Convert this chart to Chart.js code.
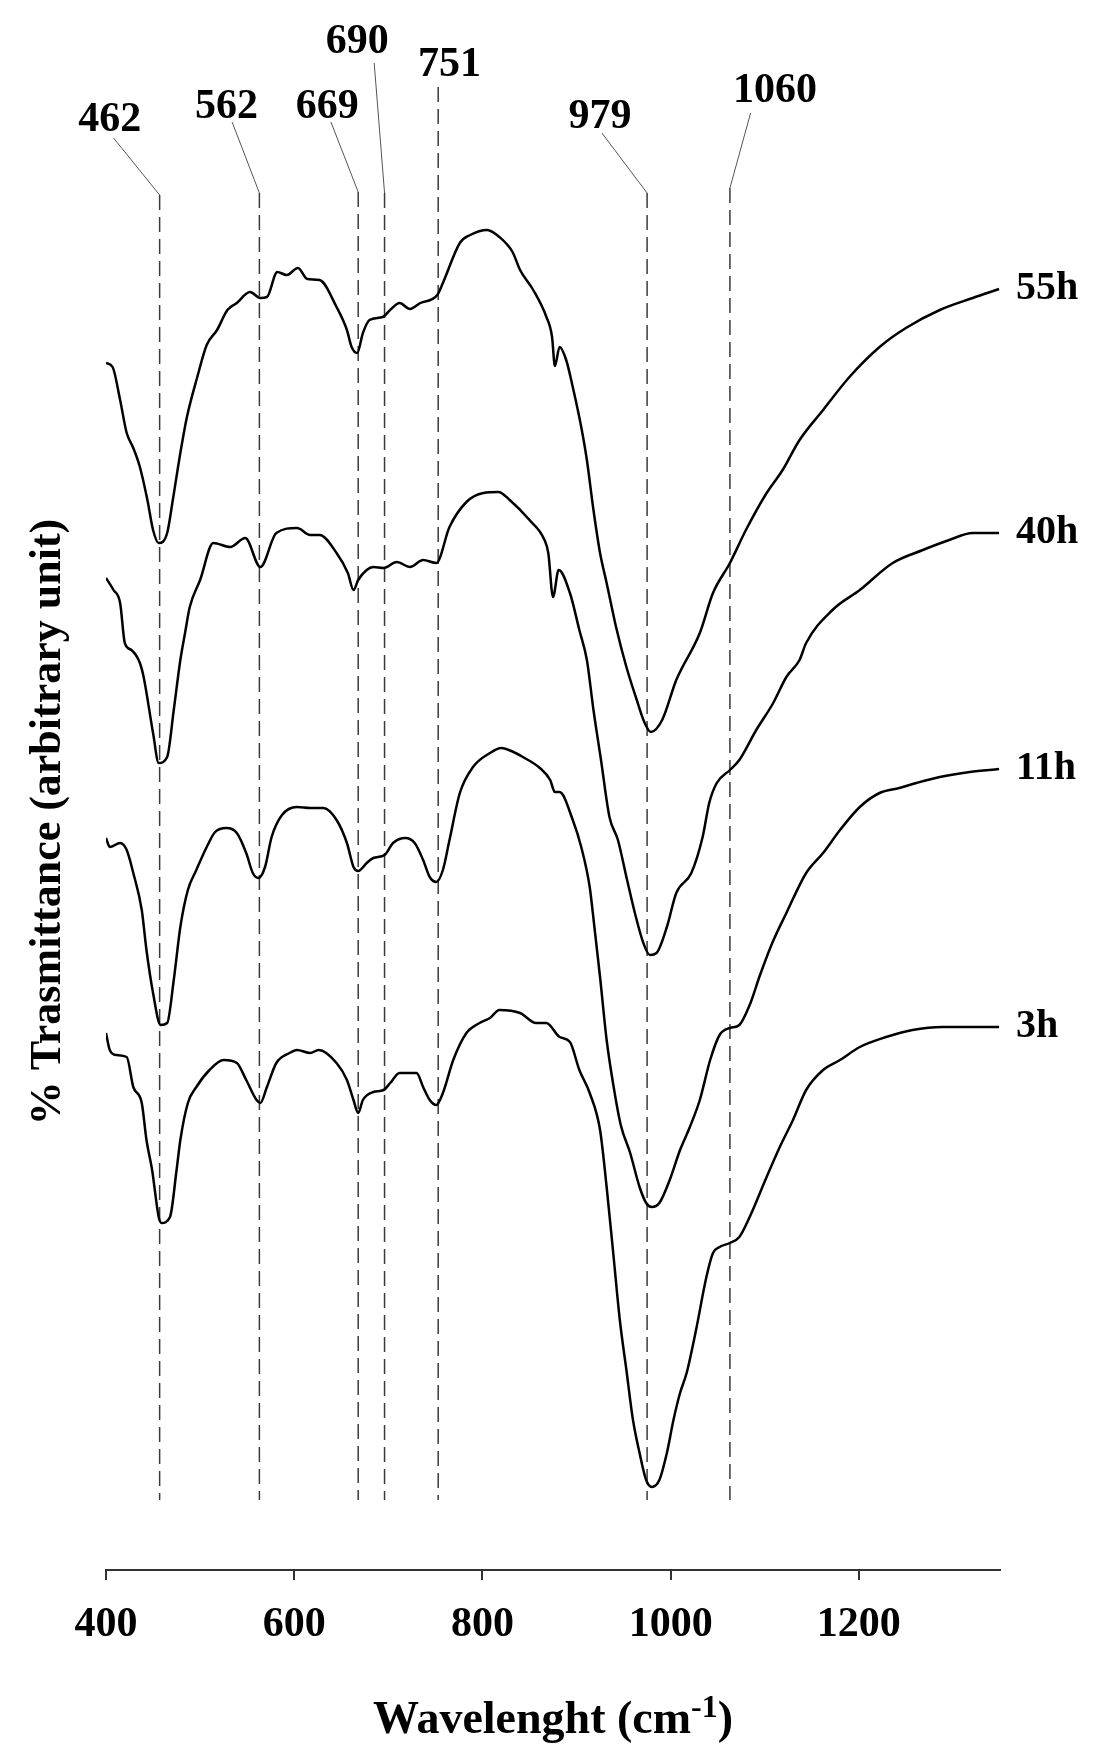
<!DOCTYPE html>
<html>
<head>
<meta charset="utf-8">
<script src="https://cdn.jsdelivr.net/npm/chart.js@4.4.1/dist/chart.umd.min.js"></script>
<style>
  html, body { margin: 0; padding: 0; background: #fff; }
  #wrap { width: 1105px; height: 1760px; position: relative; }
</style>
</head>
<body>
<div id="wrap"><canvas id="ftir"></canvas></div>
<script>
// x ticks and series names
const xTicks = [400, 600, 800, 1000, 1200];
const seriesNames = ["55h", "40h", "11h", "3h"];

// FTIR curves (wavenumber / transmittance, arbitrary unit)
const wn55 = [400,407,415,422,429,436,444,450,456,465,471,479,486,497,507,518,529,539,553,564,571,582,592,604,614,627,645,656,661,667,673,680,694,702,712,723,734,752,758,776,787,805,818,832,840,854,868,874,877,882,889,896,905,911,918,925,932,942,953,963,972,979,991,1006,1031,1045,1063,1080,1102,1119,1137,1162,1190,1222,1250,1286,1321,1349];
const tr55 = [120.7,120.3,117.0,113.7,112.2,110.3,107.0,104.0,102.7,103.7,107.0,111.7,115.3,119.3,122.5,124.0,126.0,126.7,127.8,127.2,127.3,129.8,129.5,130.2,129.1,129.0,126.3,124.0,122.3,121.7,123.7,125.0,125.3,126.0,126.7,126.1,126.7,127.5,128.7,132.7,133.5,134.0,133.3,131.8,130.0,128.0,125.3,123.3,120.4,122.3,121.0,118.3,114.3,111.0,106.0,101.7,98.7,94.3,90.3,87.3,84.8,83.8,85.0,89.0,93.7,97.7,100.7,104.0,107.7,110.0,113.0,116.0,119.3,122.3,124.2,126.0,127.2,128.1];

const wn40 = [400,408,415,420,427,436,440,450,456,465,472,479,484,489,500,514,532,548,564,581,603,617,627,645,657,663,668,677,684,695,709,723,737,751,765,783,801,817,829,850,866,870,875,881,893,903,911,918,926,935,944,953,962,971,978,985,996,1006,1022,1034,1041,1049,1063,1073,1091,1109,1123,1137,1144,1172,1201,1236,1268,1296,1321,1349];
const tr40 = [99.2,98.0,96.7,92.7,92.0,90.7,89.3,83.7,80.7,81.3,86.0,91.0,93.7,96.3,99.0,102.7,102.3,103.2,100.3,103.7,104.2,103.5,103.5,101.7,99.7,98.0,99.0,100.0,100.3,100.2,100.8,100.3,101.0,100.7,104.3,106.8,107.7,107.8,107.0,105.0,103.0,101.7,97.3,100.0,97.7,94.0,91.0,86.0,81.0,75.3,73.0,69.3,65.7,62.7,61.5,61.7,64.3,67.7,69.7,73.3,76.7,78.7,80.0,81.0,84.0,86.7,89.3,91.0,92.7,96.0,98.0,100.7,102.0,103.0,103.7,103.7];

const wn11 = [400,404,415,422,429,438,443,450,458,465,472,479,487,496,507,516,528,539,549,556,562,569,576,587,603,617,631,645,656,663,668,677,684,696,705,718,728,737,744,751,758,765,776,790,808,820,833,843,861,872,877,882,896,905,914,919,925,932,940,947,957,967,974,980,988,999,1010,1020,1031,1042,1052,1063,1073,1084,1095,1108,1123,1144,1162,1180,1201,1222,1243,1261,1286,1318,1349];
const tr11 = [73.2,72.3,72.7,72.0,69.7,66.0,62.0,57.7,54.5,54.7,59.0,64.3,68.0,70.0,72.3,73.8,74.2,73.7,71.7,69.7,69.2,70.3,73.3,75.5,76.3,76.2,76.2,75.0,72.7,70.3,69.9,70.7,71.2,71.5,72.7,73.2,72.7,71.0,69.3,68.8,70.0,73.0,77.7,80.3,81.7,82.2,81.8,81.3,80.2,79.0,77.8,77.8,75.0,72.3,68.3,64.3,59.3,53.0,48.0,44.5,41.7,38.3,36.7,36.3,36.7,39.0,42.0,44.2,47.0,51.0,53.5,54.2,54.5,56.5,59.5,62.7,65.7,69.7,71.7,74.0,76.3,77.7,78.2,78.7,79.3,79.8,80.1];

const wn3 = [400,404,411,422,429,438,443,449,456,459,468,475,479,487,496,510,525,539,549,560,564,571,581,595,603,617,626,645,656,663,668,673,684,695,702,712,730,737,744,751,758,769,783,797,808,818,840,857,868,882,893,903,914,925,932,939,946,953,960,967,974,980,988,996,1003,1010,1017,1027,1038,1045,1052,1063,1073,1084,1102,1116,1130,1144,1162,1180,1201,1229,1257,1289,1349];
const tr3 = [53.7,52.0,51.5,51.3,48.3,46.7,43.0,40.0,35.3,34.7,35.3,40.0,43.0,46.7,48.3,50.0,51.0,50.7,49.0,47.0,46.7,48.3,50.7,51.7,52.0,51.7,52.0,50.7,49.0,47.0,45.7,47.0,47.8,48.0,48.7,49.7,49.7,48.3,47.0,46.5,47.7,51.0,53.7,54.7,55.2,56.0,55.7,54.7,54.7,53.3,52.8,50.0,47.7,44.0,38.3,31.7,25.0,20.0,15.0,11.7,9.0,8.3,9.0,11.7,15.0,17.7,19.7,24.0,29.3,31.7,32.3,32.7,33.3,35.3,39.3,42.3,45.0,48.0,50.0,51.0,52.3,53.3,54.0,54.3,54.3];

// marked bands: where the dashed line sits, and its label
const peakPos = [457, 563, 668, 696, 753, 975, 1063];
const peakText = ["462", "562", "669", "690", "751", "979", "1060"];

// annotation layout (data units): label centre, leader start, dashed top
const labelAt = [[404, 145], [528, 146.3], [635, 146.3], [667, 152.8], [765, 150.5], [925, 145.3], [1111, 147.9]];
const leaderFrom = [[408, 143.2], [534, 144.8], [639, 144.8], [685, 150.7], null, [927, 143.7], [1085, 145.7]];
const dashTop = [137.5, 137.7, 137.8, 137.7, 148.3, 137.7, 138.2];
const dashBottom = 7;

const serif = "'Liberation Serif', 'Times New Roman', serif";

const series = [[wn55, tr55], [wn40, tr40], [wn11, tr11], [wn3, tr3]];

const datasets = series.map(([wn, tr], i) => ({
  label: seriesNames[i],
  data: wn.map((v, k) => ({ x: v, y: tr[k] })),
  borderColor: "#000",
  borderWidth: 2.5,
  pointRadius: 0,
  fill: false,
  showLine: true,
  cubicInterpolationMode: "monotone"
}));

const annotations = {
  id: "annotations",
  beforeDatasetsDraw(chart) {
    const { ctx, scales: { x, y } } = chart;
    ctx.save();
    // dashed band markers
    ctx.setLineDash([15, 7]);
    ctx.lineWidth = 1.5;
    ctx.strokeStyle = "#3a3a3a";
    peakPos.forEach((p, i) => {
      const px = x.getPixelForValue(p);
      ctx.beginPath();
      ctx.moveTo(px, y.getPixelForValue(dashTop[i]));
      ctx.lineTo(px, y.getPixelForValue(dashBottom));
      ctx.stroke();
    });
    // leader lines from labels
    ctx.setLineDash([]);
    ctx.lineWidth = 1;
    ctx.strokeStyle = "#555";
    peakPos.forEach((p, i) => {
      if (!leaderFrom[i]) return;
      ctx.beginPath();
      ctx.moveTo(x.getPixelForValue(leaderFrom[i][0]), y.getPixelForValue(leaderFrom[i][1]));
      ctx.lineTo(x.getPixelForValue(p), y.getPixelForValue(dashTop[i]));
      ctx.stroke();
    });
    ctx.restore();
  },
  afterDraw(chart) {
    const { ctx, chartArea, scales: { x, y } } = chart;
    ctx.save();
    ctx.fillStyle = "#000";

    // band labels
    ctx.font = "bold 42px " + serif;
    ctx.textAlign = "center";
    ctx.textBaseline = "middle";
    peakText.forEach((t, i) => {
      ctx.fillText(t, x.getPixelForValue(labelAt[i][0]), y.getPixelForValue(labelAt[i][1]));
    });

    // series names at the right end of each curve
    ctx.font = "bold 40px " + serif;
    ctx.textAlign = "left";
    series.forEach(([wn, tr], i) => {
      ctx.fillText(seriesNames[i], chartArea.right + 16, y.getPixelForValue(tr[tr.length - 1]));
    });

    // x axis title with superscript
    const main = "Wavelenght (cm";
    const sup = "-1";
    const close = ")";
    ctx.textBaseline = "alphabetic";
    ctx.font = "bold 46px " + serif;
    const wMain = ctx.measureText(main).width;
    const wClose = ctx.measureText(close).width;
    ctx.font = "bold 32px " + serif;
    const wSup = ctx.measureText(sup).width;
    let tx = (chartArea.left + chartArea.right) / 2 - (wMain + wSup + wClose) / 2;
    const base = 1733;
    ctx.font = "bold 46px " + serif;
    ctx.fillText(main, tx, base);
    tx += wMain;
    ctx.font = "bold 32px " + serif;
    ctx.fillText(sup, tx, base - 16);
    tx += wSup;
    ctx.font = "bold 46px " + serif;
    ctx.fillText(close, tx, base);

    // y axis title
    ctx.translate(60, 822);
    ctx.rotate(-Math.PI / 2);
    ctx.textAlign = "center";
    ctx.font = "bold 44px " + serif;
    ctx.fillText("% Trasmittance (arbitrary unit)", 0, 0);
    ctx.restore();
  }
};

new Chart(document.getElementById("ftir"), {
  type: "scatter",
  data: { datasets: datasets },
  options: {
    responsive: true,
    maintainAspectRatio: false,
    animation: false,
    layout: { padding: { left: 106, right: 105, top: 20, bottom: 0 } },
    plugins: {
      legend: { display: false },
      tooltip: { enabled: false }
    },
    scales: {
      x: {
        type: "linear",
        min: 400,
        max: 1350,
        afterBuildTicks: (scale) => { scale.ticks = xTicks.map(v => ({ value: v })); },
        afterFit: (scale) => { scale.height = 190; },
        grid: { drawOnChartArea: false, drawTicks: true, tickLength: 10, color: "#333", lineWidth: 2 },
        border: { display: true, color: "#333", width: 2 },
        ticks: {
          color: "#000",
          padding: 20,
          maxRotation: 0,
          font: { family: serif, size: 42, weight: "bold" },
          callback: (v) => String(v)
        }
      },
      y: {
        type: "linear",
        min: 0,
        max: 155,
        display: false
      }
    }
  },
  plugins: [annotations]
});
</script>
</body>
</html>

--

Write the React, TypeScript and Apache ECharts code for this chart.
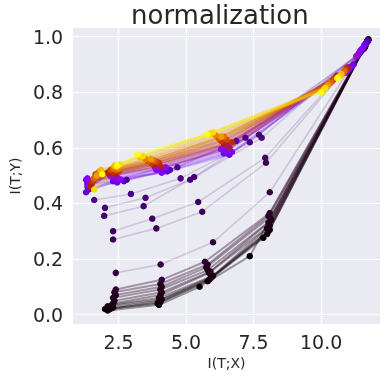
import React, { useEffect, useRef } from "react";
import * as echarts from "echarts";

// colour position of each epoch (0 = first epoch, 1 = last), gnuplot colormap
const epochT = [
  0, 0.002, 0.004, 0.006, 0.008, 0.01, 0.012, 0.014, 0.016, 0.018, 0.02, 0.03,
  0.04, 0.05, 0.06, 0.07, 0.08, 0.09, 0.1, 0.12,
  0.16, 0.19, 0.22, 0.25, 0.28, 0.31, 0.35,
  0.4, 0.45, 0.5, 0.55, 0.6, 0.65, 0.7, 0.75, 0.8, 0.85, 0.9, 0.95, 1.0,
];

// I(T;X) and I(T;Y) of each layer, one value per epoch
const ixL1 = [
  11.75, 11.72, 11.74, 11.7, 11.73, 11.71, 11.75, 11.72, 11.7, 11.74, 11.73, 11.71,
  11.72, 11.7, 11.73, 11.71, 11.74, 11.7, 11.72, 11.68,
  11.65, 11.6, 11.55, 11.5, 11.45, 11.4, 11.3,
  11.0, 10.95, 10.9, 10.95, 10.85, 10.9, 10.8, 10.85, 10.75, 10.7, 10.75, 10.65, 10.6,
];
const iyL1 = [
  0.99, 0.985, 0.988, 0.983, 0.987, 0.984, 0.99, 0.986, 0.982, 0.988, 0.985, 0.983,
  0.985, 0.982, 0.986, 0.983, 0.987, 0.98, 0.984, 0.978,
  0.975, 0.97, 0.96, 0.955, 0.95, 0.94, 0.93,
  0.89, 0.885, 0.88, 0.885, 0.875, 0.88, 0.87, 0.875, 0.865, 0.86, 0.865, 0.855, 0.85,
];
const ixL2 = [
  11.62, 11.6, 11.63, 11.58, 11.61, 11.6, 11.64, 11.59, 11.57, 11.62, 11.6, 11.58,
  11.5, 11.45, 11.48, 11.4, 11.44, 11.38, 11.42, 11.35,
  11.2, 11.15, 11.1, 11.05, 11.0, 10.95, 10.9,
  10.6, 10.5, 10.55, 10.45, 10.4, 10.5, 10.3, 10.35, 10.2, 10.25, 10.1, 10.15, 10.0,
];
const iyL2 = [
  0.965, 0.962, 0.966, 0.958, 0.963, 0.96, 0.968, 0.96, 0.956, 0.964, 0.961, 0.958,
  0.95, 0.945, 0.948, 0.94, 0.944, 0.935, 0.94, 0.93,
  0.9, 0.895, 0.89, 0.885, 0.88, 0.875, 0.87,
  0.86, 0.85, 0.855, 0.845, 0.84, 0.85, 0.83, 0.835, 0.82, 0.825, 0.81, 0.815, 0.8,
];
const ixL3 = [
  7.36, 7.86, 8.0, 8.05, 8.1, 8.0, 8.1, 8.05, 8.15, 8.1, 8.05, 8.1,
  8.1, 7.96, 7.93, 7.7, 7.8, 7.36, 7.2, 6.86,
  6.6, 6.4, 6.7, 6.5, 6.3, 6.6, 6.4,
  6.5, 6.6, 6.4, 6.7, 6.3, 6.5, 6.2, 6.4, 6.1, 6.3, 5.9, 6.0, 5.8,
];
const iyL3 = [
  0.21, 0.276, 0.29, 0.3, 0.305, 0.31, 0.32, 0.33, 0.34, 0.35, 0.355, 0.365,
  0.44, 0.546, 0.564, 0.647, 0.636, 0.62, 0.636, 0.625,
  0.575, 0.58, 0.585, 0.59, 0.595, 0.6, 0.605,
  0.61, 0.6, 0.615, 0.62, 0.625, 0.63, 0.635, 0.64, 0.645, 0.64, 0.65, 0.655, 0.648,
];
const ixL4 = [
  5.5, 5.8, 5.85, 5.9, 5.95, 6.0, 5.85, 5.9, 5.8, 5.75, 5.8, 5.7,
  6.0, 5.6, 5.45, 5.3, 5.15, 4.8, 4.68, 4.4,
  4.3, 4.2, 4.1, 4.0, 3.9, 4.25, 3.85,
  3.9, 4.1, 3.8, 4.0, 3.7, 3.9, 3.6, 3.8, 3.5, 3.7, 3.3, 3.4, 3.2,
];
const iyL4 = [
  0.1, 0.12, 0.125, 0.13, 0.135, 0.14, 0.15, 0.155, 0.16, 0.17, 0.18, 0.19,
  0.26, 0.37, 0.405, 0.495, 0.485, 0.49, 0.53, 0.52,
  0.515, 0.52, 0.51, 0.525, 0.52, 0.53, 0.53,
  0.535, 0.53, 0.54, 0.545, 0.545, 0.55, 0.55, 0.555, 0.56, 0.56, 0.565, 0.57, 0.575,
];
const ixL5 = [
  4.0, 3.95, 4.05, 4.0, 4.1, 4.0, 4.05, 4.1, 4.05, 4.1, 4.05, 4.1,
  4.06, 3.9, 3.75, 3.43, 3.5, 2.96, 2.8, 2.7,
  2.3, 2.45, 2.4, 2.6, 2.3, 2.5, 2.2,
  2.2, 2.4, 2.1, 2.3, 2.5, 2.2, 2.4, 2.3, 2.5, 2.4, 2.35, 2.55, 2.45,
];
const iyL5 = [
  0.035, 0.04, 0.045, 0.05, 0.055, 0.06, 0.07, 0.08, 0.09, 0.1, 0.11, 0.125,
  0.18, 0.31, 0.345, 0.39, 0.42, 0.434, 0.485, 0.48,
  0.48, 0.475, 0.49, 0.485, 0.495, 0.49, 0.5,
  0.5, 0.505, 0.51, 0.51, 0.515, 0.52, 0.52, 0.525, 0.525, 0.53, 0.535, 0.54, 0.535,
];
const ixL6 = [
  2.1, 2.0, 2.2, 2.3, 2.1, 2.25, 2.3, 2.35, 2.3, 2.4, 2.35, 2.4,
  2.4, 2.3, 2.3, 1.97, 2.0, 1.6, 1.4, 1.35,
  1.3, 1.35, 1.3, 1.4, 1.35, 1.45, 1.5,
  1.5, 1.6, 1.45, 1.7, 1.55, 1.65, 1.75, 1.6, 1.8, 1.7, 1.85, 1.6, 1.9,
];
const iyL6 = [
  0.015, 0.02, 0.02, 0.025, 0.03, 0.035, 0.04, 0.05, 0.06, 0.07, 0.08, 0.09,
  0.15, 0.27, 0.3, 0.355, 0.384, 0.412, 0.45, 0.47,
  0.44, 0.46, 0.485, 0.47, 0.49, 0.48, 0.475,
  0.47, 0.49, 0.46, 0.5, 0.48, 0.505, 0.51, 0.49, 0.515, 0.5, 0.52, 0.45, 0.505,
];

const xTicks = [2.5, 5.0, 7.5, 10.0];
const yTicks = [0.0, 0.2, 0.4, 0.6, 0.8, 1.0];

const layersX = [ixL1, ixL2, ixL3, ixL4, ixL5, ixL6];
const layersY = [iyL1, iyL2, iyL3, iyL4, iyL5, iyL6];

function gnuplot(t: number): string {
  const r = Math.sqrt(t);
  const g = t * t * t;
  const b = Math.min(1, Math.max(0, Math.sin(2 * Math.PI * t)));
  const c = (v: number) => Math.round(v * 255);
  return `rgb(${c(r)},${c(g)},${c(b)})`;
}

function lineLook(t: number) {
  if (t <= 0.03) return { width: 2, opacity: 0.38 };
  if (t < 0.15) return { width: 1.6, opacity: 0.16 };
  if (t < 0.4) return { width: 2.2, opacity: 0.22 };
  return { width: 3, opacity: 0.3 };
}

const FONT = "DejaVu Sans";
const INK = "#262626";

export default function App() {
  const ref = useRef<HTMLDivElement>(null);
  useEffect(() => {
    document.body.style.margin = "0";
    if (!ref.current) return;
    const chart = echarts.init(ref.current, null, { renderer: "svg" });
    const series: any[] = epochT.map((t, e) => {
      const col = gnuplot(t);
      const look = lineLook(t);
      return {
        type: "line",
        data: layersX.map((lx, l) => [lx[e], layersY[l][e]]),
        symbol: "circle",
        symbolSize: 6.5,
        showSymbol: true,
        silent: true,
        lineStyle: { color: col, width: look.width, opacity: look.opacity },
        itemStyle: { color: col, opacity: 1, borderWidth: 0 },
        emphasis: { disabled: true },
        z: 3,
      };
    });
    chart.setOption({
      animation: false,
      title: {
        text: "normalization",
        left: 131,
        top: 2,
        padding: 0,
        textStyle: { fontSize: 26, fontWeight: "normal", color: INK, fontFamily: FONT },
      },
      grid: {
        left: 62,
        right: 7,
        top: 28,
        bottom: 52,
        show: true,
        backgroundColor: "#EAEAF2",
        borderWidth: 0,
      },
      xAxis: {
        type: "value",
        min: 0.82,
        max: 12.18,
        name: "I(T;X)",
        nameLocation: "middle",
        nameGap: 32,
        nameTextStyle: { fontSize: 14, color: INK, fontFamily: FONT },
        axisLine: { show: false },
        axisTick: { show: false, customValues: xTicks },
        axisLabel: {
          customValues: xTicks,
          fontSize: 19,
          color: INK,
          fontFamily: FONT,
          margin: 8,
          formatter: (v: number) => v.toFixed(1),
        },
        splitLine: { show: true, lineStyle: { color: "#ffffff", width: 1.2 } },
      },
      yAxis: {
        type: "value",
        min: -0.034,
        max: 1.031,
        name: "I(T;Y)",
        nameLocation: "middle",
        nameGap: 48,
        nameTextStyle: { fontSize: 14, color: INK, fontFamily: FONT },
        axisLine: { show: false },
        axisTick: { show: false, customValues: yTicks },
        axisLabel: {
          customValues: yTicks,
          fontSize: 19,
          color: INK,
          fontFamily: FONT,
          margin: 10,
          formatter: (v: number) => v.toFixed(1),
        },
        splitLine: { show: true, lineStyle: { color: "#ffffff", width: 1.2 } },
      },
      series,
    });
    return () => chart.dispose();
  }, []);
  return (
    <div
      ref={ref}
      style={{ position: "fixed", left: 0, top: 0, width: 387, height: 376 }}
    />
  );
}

> [Problem to work on]: Every line from the one containing "Write the React, TypeScript" to the one containing "import * as" should be output exactly, both ends included. Nothing else goes in, and no pictures either.

> [Expected answer]:
Write the React, TypeScript and Apache ECharts code for this chart.
import React, { useEffect, useRef } from "react";
import * as echarts from "echarts";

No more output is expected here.